Shares of Salesforce (NYSE: CRM) are down almost 7% in premarket trading Thursday despite the company reporting better-than-expected Q2 earnings per share (EPS) and revenue. However, CRM provided weak guidance for 2023, hence a move down in aftermarket hours on Wednesday.


How Did CRM Do in Q2?


Salesforce reported an adjusted EPS of $1.19 for the second quarter, topping the consensus estimates of $1.02 per share, according to Refinitiv. Net income stood at $68 million in Q2, down from $535 million in the same period last year. 


Revenue came in at $7.72 billion in the three-month period ended July 31, up 22% year-over-year, and above the consensus projection of $7.69 billion. 


Salesforce reported $1.83 billion in service subscription and support revenue, up 14% from the year-ago period. Sales business nabbed $1.7 billion in revenue, up nearly 15% year-over-year. The company’s Platform and Othercategory, which includes the communications platform Slack, reported $1.48 billion in revenue, up 53% year-over-year. 


Going forward, Salesforce expects Q3 adjusted EPS in the range of $1.20 to $1.21, missing the consensus estimates of $1.29 per share. The company expects third-quarter revenue to be in the range of $7.82 billion to $7.83 billion, well below the analyst consensus of $8.07 billion. Salesforce said its weaker-than-expected revenue guidance comes in part due to the high impact of foreign exchange rates. 


For the full fiscal 2023, Salesforce now expects adjusted EPS in the range of $4.71 to $4.73, down from the previous forecast of $4.74 to $4.76 per share, while analysts were looking for $4.75 per share.


The cloud-based software maker expects full-year revenue in the range of $30.9 billion to $31 billion, down from the previous guidance of $31.8 billion and below the consensus estimates of $31.73 billion. Salesforce said its full-year guidance involves an $800 million negative foreign exchange impact. 


CEO Mark Benioff said the company has weathered weak economic cycles before. 


“Sales cycles can get stretched, deals are inspected by higher levels of management and all of this we began to start to see in July,” he said. “Nearly everyone I’ve talked to is taking a more measured approach to their business. We expect these trends to continue in the near term, and we’ve reflected this in our guidance.”


However, the company’s CFO Amy Weaver said the slowdown was evident only in specific categories. Demand was weaker from small and medium-sized businesses (SMBs), especially in North America and Europe, across retail, consumer goods, and communications and media sectors. 


“From a product perspective, commerce and marketing saw more pronounced decelerations, while sales and service remained strong,” Weaver said.

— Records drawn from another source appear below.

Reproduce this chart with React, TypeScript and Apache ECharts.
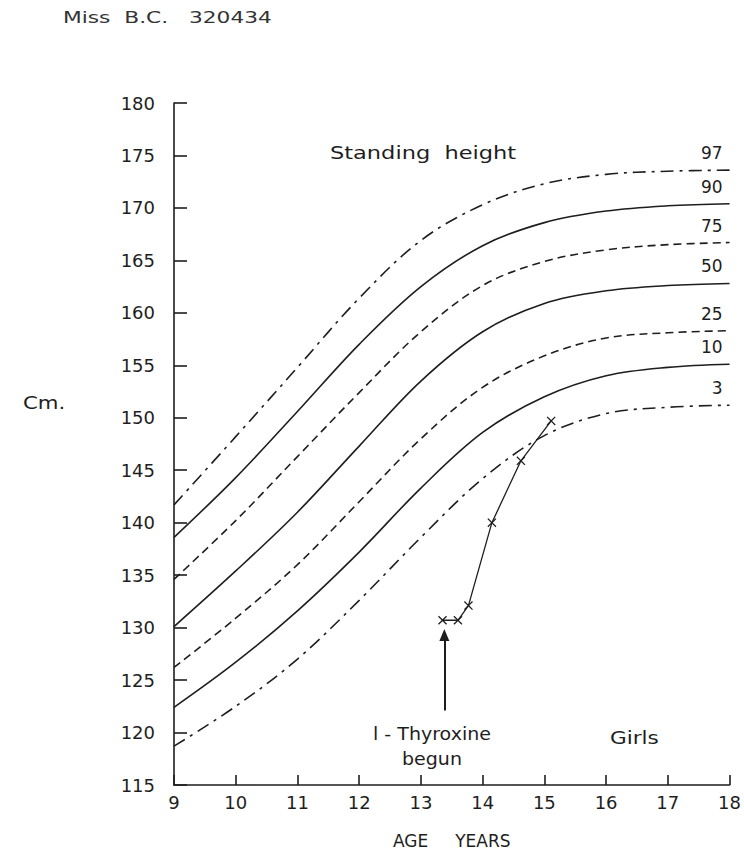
import React, { useEffect, useRef } from "react";
import * as echarts from "echarts";

const ages = [9, 10, 11, 12, 13, 14, 15, 16, 17, 18];
const centileNames = ["97", "90", "75", "50", "25", "10", "3"];
const p97 = [141.7, 148.2, 154.8, 161.4, 166.9, 170.3, 172.3, 173.2, 173.5, 173.6];
const p90 = [138.6, 144.3, 150.6, 157.0, 162.5, 166.4, 168.6, 169.7, 170.2, 170.4];
const p75 = [134.6, 140.2, 146.3, 152.4, 158.2, 162.6, 164.9, 166.0, 166.5, 166.7];
const p50 = [130.1, 135.4, 141.0, 147.3, 153.5, 158.2, 160.9, 162.1, 162.6, 162.8];
const p25 = [126.2, 130.9, 136.0, 142.0, 148.0, 152.9, 155.9, 157.6, 158.1, 158.3];
const p10 = [122.4, 126.7, 131.6, 137.2, 143.3, 148.6, 152.0, 154.0, 154.8, 155.1];
const p3 = [118.7, 122.5, 127.0, 132.6, 138.6, 144.2, 148.3, 150.4, 151.0, 151.2];
const patientAges = [13.35, 13.6, 13.77, 14.15, 14.62, 15.11];
const patientHeights = [130.7, 130.7, 132.1, 140.0, 145.9, 149.7];
const arrowAge = 13.38;
const arrowFrom = 122.1;
const arrowTo = 129.3;
const yTicks = { min: 115, max: 180, step: 5 };
const xTicks = { min: 9, max: 18, step: 1 };

const FONT = "DejaVu Sans";
const INK = "#1e1e1e";

const dashDot = [13, 6, 3, 6];
const dashed = [8, 5];

export default function App() {
  const ref = useRef<HTMLDivElement>(null);
  useEffect(() => {
    if (!ref.current) return;
    const chart = echarts.init(ref.current, null, { renderer: "svg" });
    const centiles = [p97, p90, p75, p50, p25, p10, p3];
    const styles: any[] = [dashDot, "solid", dashed, "solid", dashed, "solid", dashDot];
    const centileSeries = centiles.map((vals, i) => ({
      type: "line",
      name: centileNames[i],
      data: ages.map((a, j) => [a, vals[j]]),
      smooth: 0.35,
      showSymbol: false,
      symbol: "none",
      silent: true,
      lineStyle: { color: INK, width: 1.6, type: styles[i] },
      endLabel: {
        show: true,
        formatter: "{a}",
        align: "right",
        offset: [-15, -17],
        fontFamily: FONT,
        fontSize: 17,
        color: INK,
      },
    }));
    const crossPath =
      "path://M0,1L1,0L5,4L9,0L10,1L6,5L10,9L9,10L5,6L1,10L0,9L4,5Z";
    chart.setOption({
      animation: false,
      backgroundColor: "#ffffff",
      grid: { left: 174, right: 12, top: 103, bottom: 67 },
      xAxis: {
        type: "value",
        min: xTicks.min,
        max: xTicks.max,
        interval: xTicks.step,
        name: "AGE     YEARS",
        nameLocation: "middle",
        nameGap: 47,
        nameTextStyle: { fontFamily: FONT, fontSize: 17, color: INK },
        axisLine: { lineStyle: { color: INK, width: 1.6 } },
        axisTick: { inside: true, length: 10, lineStyle: { color: INK, width: 1.6 } },
        axisLabel: { margin: 8, fontFamily: FONT, fontSize: 18, color: INK },
        splitLine: { show: false },
      },
      yAxis: {
        type: "value",
        min: yTicks.min,
        max: yTicks.max,
        interval: yTicks.step,
        axisLine: { show: true, lineStyle: { color: INK, width: 1.6 } },
        axisTick: { show: true, inside: true, length: 13, lineStyle: { color: INK, width: 1.6 } },
        axisLabel: { margin: 19, fontFamily: FONT, fontSize: 18, color: INK },
        splitLine: { show: false },
      },
      series: [
        ...centileSeries,
        {
          type: "line",
          name: "patient",
          data: patientAges.map((a, i) => [a, patientHeights[i]]),
          symbol: crossPath,
          symbolSize: 9,
          showSymbol: true,
          itemStyle: { color: INK },
          lineStyle: { color: INK, width: 1.3 },
          markLine: {
            silent: true,
            symbol: ["none", "triangle"],
            symbolSize: [10, 12],
            label: { show: false },
            lineStyle: { color: INK, width: 2, type: "solid" },
            data: [[{ coord: [arrowAge, arrowFrom] }, { coord: [arrowAge, arrowTo] }]],
          },
        },
      ],
      graphic: [
        {
          type: "text",
          x: 63,
          y: 10,
          scaleX: 1.45,
          style: { text: "Miss  B.C.   320434", fontFamily: FONT, fontSize: 15, fill: "#333" },
        },
        {
          type: "text",
          x: 330,
          y: 144,
          scaleX: 1.25,
          style: { text: "Standing  height", fontFamily: FONT, fontSize: 18, fill: INK },
        },
        {
          type: "text",
          x: 23,
          y: 395,
          scaleX: 1.25,
          style: { text: "Cm.", fontFamily: FONT, fontSize: 17, fill: INK },
        },
        {
          type: "text",
          x: 432,
          y: 721,
          scaleX: 1.12,
          style: {
            text: "l - Thyroxine\nbegun",
            align: "center",
            fontFamily: FONT,
            fontSize: 17,
            lineHeight: 25,
            fill: INK,
          },
        },
        {
          type: "text",
          x: 610,
          y: 729,
          scaleX: 1.2,
          style: { text: "Girls", fontFamily: FONT, fontSize: 18, fill: INK },
        },
      ],
    });
    return () => chart.dispose();
  }, []);
  return (
    <div
      ref={ref}
      style={{ position: "fixed", left: 0, top: 0, width: 744, height: 854, background: "#fff" }}
    />
  );
}
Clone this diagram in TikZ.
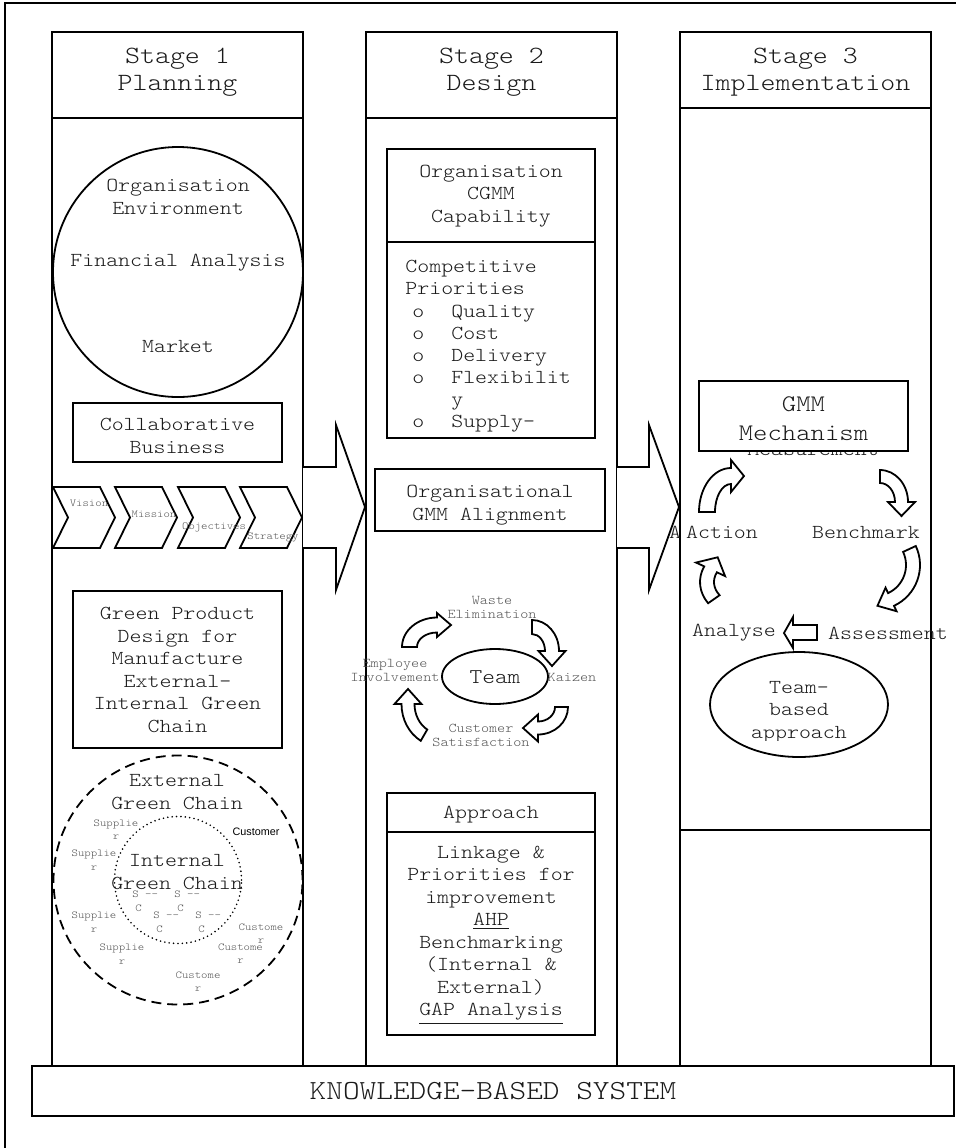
\documentclass[tikz,border=0pt]{standalone}
\usepackage{fontspec}
\setmainfont[FakeStretch=1.15]{lmmonolt10-regular.otf}
\newfontfamily\arialfont{Liberation Sans}
\usetikzlibrary{shapes.geometric,calc}
\definecolor{lbl}{HTML}{555555}
\definecolor{txt}{HTML}{1A1A1A}
\newcommand{\cpbul}[1]{\hspace*{3.5pt}o\hspace*{13.5pt}#1}
\newcommand{\cpcont}[1]{\hspace*{22.94pt}#1}
% curved block arrow: cx, cy, rx, ry, a1, a2, half band, half head, head length
\newcommand{\carrow}[9]{%
 \pgfmathsetmacro\cas{(#6>#5)?1:-1}%
 \pgfmathsetmacro\catx{-(\cas)*(#3)*sin(#6)}%
 \pgfmathsetmacro\caty{(\cas)*(#4)*cos(#6)}%
 \pgfmathsetmacro\catn{sqrt((\catx)*(\catx)+(\caty)*(\caty))}%
 \pgfmathsetmacro\cax{#1+(#3)*cos(#6)+(#9)*(\catx)/(\catn)}%
 \pgfmathsetmacro\cay{#2+(#4)*sin(#6)+(#9)*(\caty)/(\catn)}%
 \draw[blk] ({#1+(#3+#7)*cos(#5)},{#2+(#4+#7)*sin(#5)})
   arc[start angle=#5, end angle=#6, x radius={#3+#7}, y radius={#4+#7}]
   -- ({#1+(#3+#8)*cos(#6)},{#2+(#4+#8)*sin(#6)})
   -- (\cax,\cay)
   -- ({#1+(#3-#8)*cos(#6)},{#2+(#4-#8)*sin(#6)})
   -- ({#1+(#3-#7)*cos(#6)},{#2+(#4-#7)*sin(#6)})
   arc[start angle=#6, end angle=#5, x radius={#3-#7}, y radius={#4-#7}]
   -- cycle;}
\tikzset{
 box/.style={draw, line width=0.9pt, fill=white, rectangle, inner sep=0pt, outer sep=0pt},
 body/.style={font=\fontsize{9.9}{11.25}\selectfont, text=txt, align=center, inner sep=0pt},
 headtxt/.style={font=\fontsize{12.4}{13.5}\selectfont, text=txt, align=center, inner sep=0pt},
 tiny/.style={font=\fontsize{5.3}{6.75}\selectfont, text=lbl, align=center, inner sep=0pt},
 tinyl/.style={font=\fontsize{5.3}{6.75}\selectfont, text=lbl, align=left, inner sep=0pt},
 cyc/.style={font=\fontsize{6.7}{7}\selectfont, text=lbl, align=center, inner sep=0pt},
 blk/.style={draw, line width=0.9pt, fill=white, line join=miter},
}
\begin{document}
\begin{tikzpicture}[x=0.5pt,y=-0.5pt]
\useasboundingbox (0,0) rectangle (956,1148);
\clip (0,0) rectangle (956,1148);
\draw[line width=0.6pt] (5,3) rectangle (1000,1200);

% ---------- columns ----------
\node[box, minimum width=125.5pt, minimum height=474pt] (c1) at (177.5,592) {};
\node[box, minimum width=125.5pt, minimum height=43pt] (h1) at (177.5,75) {};
\node[box, minimum width=125.5pt, minimum height=474pt] (c2) at (491.5,592) {};
\node[box, minimum width=125.5pt, minimum height=43pt] (h2) at (491.5,75) {};
\node[box, minimum width=125.5pt, minimum height=361pt] (c3) at (805.5,469) {};
\node[box, minimum width=125.5pt, minimum height=118pt] (c3b) at (805.5,948) {};
\node[box, minimum width=125.5pt, minimum height=38pt] (h3) at (805.5,70) {};

\node[headtxt] (t1) at (177.5,72) {Stage 1\\Planning};
\node[headtxt] (t2) at (491.5,72) {Stage 2\\Design};
\node[headtxt] (t3) at (805.5,72) {Stage 3\\Implementation};

% ---------- big arrows ----------
\draw[blk] (303,467) -- (336,467) -- (336,425) -- (365,507) -- (336,590) -- (336,548) -- (303,548);
\draw[blk] (617,467) -- (649,467) -- (649,425) -- (679,507) -- (649,590) -- (649,548) -- (617,548);

% ---------- Stage 1 ----------
\node[circle, draw, line width=0.9pt, minimum size=125pt, inner sep=0pt] (env) at (178,272) {};
\node[body] (org) at (178,197) {Organisation\\Environment};
\node[body] (fin) at (178,263) {Financial Analysis};
\node[body] (mkt) at (178,346) {Market};

\node[box, minimum width=104.5pt, minimum height=29.5pt] (collab) at (177.5,432.5) {};
\node[body] (collabt) at (177.5,436) {Collaborative\\Business};

\foreach \xo/\nm in {53/ch1,115/ch2,178/ch3,240/ch4}{
  \draw[blk] (\xo,487) -- ({\xo+47},487) -- ({\xo+62},517.5) -- ({\xo+47},548) -- (\xo,548) -- ({\xo+15},517.5) -- cycle;
}
\node[tiny] (vis) at (89,503) {Vision};
\node[tiny] (mis) at (154,514) {Mission};
\node[tiny] (obj) at (214,527) {Objectives};
\node[tiny] (str) at (273,537) {Strategy};

\node[box, minimum width=104.5pt, minimum height=78.5pt] (gpd) at (177.5,669.5) {};
\node[body] (gpdt) at (177.5,670) {Green Product\\Design for\\Manufacture\\External-\\Internal Green\\Chain};

\node[circle, draw, line width=0.9pt, dash pattern=on 5pt off 3pt, minimum size=124.5pt, inner sep=0pt] (ext) at (178,880) {};
\node[circle, draw, line width=0.9pt, line cap=round, dash pattern=on 0pt off 2.2pt, minimum size=63.5pt, inner sep=0pt] (int) at (178,880) {};
\node[body] (extt) at (177,792) {External\\Green Chain};
\node[body] (intt) at (177,872) {Internal\\Green Chain};

\node[tiny] (s1) at (116,829.5) {Supplie\\r};
\node[tiny] (s2) at (94,860) {Supplie\\r};
\node[tiny] (s3) at (94,922) {Supplie\\r};
\node[tiny] (s4) at (122,954) {Supplie\\r};
\node[font=\arialfont\fontsize{5.4}{6.5}\selectfont, inner sep=0pt] (cu0) at (256,832) {Customer};
\node[tiny] (cu1) at (261,933.5) {Custome\\r};
\node[tiny] (cu2) at (240.5,953.5) {Custome\\r};
\node[tiny] (cu3) at (198,981.5) {Custome\\r};
\node[tinyl, anchor=west] (sc1) at (132,901) {S -{}-\\\hspace*{1.5pt}C};
\node[tinyl, anchor=west] (sc2) at (174,901) {S -{}-\\\hspace*{1.5pt}C};
\node[tinyl, anchor=west] (sc3) at (153,922) {S -{}-\\\hspace*{1.5pt}C};
\node[tinyl, anchor=west] (sc4) at (195,922) {S -{}-\\\hspace*{1.5pt}C};

% ---------- Stage 2 ----------
\node[box, minimum width=104pt, minimum height=46.5pt] (cgmm) at (491,195.5) {};
\node[body] (cgmmt) at (491,196) {Organisation\\CGMM\\Capability};
\node[box, minimum width=104pt, minimum height=98pt] (cpbox) at (491,340) {};
\node[body, align=left, anchor=west, font=\fontsize{9.9}{11.07}\selectfont] (cp) at (405,346.5)
  {Competitive\\Priorities\\\cpbul{Quality}\\\cpbul{Cost}\\\cpbul{Delivery}\\\cpbul{Flexibilit}\\\cpcont{y}\\\cpbul{Supply-}};

\node[box, minimum width=115pt, minimum height=31pt] (align) at (490,500) {};
\node[body] (alignt) at (490,505) {Organisational\\GMM Alignment};

\node[ellipse, draw, line width=0.9pt, minimum width=53pt, minimum height=27.5pt, inner sep=0pt] (team) at (495,676.5) {};
\node[body, font=\fontsize{10.5}{12}\selectfont] (teamt) at (495,677) {Team};
\node[cyc] (waste) at (492,607) {Waste\\Elimination};
\node[cyc] (emp) at (395,670) {Employee\\Involvement};
\node[cyc] (kai) at (572,677) {Kaizen};
\node[cyc] (cs) at (481,735) {Customer\\Satisfaction};
\carrow{437}{647}{27.5}{22}{180}{270}{7.5}{12}{14}
\carrow{532}{651}{20}{24}{270}{360}{7}{13.5}{15}
\carrow{538}{707}{23.5}{21}{0}{90}{6.5}{13.5}{15}
\carrow{440}{704}{32}{36}{120}{180}{6.5}{13.5}{15}

\node[box, minimum width=104pt, minimum height=19.5pt] (apph) at (491,812.5) {};
\node[body] (appt) at (491,815) {Approach};
\node[box, minimum width=104pt, minimum height=101.5pt] (appb) at (491,933.5) {};
\node[body] (appbt) at (491,935) {Linkage \&\\Priorities for\\improvement\\\underline{AHP}\\Benchmarking\\(Internal \&\\External)\\\underline{GAP Analysis}};

% ---------- Stage 3 ----------
\node[body] (meas) at (813,449) {Measurement};
\node[box, minimum width=104.5pt, minimum height=35pt] (gmm) at (803.5,416) {};
\node[font=\fontsize{11.9}{14.5}\selectfont, text=txt, align=center, inner sep=0pt] (gmmt) at (803.5,419) {GMM\\Mechanism};

\node[body] (aa) at (675,532) {A};
\node[body] (act) at (722,532) {Action};
\node[body] (ben) at (866,533) {Benchmark};
\node[body] (ana) at (734,633) {Analyse};
\node[body] (ass) at (888,633) {Assessment};
\carrow{731}{512}{24}{36}{180}{270}{8}{16}{13}
\carrow{880}{502}{21.5}{25.5}{270}{360}{6.5}{13.5}{14}
\carrow{875}{565}{38}{38}{-25}{65}{7}{13}{15}
\carrow{745}{582}{38}{30}{145}{205}{7}{16}{14}
\draw[blk] (784,633) -- (793,617) -- (793,625) -- (817,625) -- (817,640) -- (793,640) -- (793,648) -- cycle;

\node[ellipse, draw, line width=0.9pt, fill=white, minimum width=89pt, minimum height=52.5pt, inner sep=0pt] (tb) at (799,704.5) {};
\begin{scope}
\clip (700,650) rectangle (900,740);
\node[body] (tbt) at (799,712) {Team-\\based\\approach};
\end{scope}

% ---------- knowledge base ----------
\node[box, minimum width=461pt, minimum height=25pt] (kbs) at (493,1091) {};
\node[font=\fontsize{13.8}{15}\selectfont, text=txt, inner sep=0pt] (kbst) at (493,1091) {KNOWLEDGE-BASED SYSTEM};
\end{tikzpicture}
\end{document}
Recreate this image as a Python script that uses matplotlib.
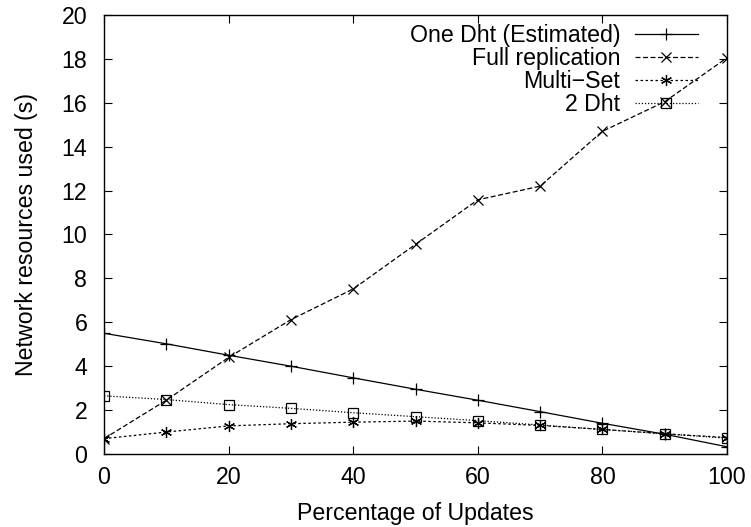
import matplotlib
matplotlib.use('Agg')
import matplotlib.pyplot as plt

plt.rcParams['font.family'] = ['Liberation Sans', 'DejaVu Sans']

updates = [0, 10, 20, 30, 40, 50, 60, 70, 80, 90, 100]
one_dht = [5.5, 5.02, 4.5, 4.0, 3.47, 2.95, 2.45, 1.93, 1.4, 0.9, 0.33]
full_repl = [0.7, 2.45, 4.4, 6.12, 7.52, 9.55, 11.58, 12.2, 14.7, 16.05, 18.05]
multi_set = [0.7, 1.0, 1.28, 1.38, 1.45, 1.5, 1.42, 1.3, 1.12, 0.92, 0.75]
two_dht = [2.65, 2.48, 2.25, 2.08, 1.88, 1.7, 1.52, 1.32, 1.12, 0.92, 0.72]

labels = ['One Dht (Estimated)', 'Full replication', 'Multi\u2212Set', '2 Dht']

fs = 16.7

fig = plt.figure(figsize=(7.51, 5.27), dpi=100)
ax = fig.add_axes([104/751, 1-454/527, 623/751, 439/527])

ax.plot(updates, one_dht, '-', color='black', lw=0.9, marker='+', ms=8, mew=0.9, label=labels[0])
ax.plot(updates, full_repl, color='black', lw=0.9, ls=(0, (4, 2)), marker='x', ms=7, mew=0.9, label=labels[1])
ax.plot(updates, multi_set, color='black', lw=0.9, ls=(0, (2, 2)), marker=(6, 2, 0), ms=8, mew=0.9, label=labels[2])
ax.plot(updates, two_dht, color='black', lw=0.9, ls=(0, (1, 1.5)), marker='s', ms=7, mew=0.9,
        mfc='none', label=labels[3])

ax.set_xlim(0, 100)
ax.set_ylim(0, 20)
ax.set_xticks(range(0, 101, 20))
ax.set_yticks(range(0, 21, 2))
ax.tick_params(direction='in', top=True, right=True, length=6, labelsize=fs)
ax.tick_params(axis='y', pad=12)
ax.tick_params(axis='x', pad=9)
for s in ax.spines.values():
    s.set_linewidth(1)

ax.set_xlabel('Percentage of Updates', fontsize=fs, labelpad=9)
ax.set_ylabel('Network resources used (s)', fontsize=fs, labelpad=17)

ax.legend(loc='upper right', bbox_to_anchor=(0.968, 1.0), markerfirst=False, frameon=False,
          fontsize=fs, handlelength=2.7, labelspacing=0.0, handletextpad=0.65, borderaxespad=0.0)

fig.savefig('out.png', dpi=100)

Even with weakness in revenue, Salesforce reiterated its guidance for an adjusted operating margin of 20.4% for the 2023 fiscal year.


In its most recent quarter, Salesforce introduced fresh marketing and commerce solutions and bought – a startup that created a Slack chatbot to improve the customer-relationship management platform. 


Salesforce, which bought Slack for $28 billion in 2021, said it plans to hike the chat offering costs for the first time since its launch in 2014. The company said it still expects $1.5 billion in Slack revenue for the full fiscal 2023. 


The San Francisco, California-based company also approved its first $10 billion share repurchase plan. Benioff said the move will not keep Salesforce from making further acquisitions. 




Shares of Salesforce are down nearly 30% this year, with the stock now down a further 7% on the back of the weaker-than-expected guidance. Tech stocks have had a very challenging year so far as red-hot inflation and aggressive interest rate hikes by the Fed push investors away from risk assets.